The bench, which incidentally does not look very comfortable, is shaped like a figure of eight, a form that has since made an appearance in one of Levete’s current projects, the hotel and department store complex in Bangkok. This is the largest project Future Systems has ever taken on. “It’s very much a sort of loop form, which consists of a 25-storey hotel tower on top of an eight-storey department store. I wanted to avoid a sort of plinth and tower, but to merge it into a single form. And you can, I think, see the derivation from the bench.”
Levete is also working on a bridge in Dublin which appears to have very peculiar proportions. “It’s like a handkerchief – it’s almost wider than it is long. There will be two lanes of trams, two lanes of traffic and two lanes for bicycles and pedestrians. It came very much from this sort of line of thinking with furniture, about how you get the sag and how you articulate the central section, and how a plane in the middle should fold down to become a kind of viewing platform. It was interesting to see how much I referred to my furniture design when thinking about this commission.”
The Naples project, due for completion in 2009, has been designed in collaboration with Anish Kapoor. The brief was to create a fully functioning tube station that is in itself a work of art. “The two entrances to the subway are a response to their particular urban condition,” Levete explains. “With the backdrop of a mountain, the Università entrance in COR-TEN steel appears to have been pulled from the underground to create a powerful and almost primal form. The Traiano entrance has a more refined aluminium form which appears almost impossibly supported as it slips into the void below.”

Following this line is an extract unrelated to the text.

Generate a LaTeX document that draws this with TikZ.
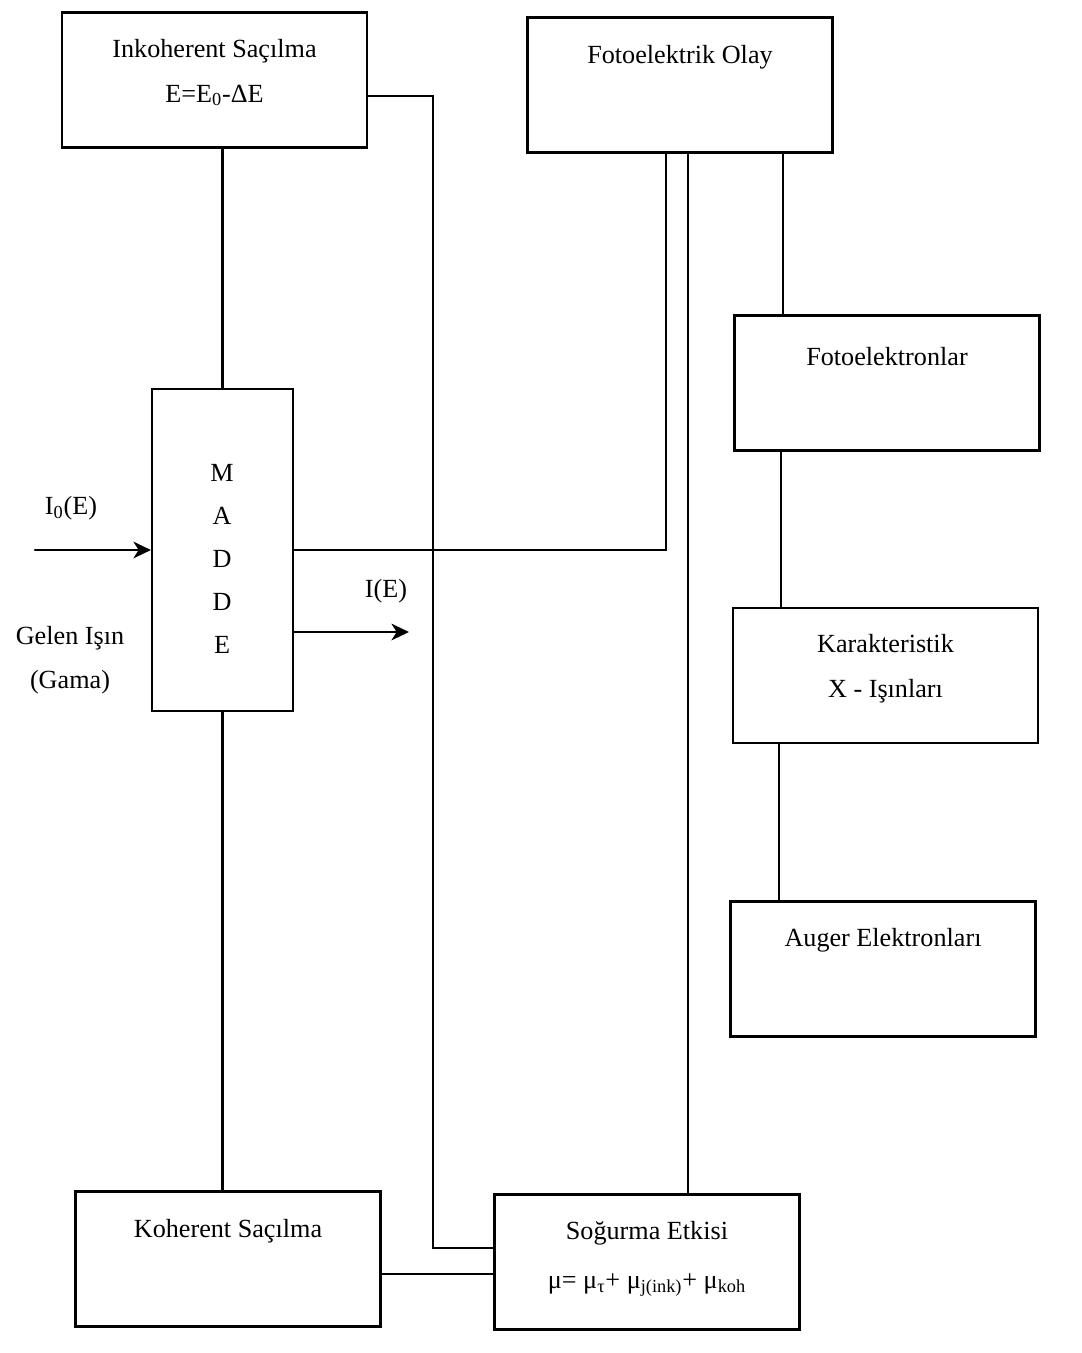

The Università entrance looks daringly gynaecological. In fact the voluptuous curves and rolling bellies of many of her buildings appear to be distinctly feminine. “No, I wouldn’t say there’s been a feminisation of architecture, but I do think that after an era of hard edged modernism there is a bit of a backlash, and these smooth, curved forms with more fluid geometry are probably part of that. Also, it is only relatively recently that computer technology has made the design of these kinds of building possible.”
Levete is clearly ambitious and determined, and she is known among her peers as a networker, a talent that probably helps a great deal in her line of work. She also has bags of energy. Towards the end of our conversation, her teenage son rings, having arrived home from school with a minor leg injury. Levete switches into domestic mode, concerned that he won’t be able to go skating the following day, reassuring him that she’s now not going out to dinner, and that she’ll be home soon.
With visits to Bangkok roughly every other month, and trips to Dublin, Naples and Milan to fit in too, she seems to be juggling everything pretty well. “I do work long hours, and it’s very consuming emotionally,” she says. But the results are memorable. You may hate her buildings, but they are always interesting. You certainly cannot fail to notice them.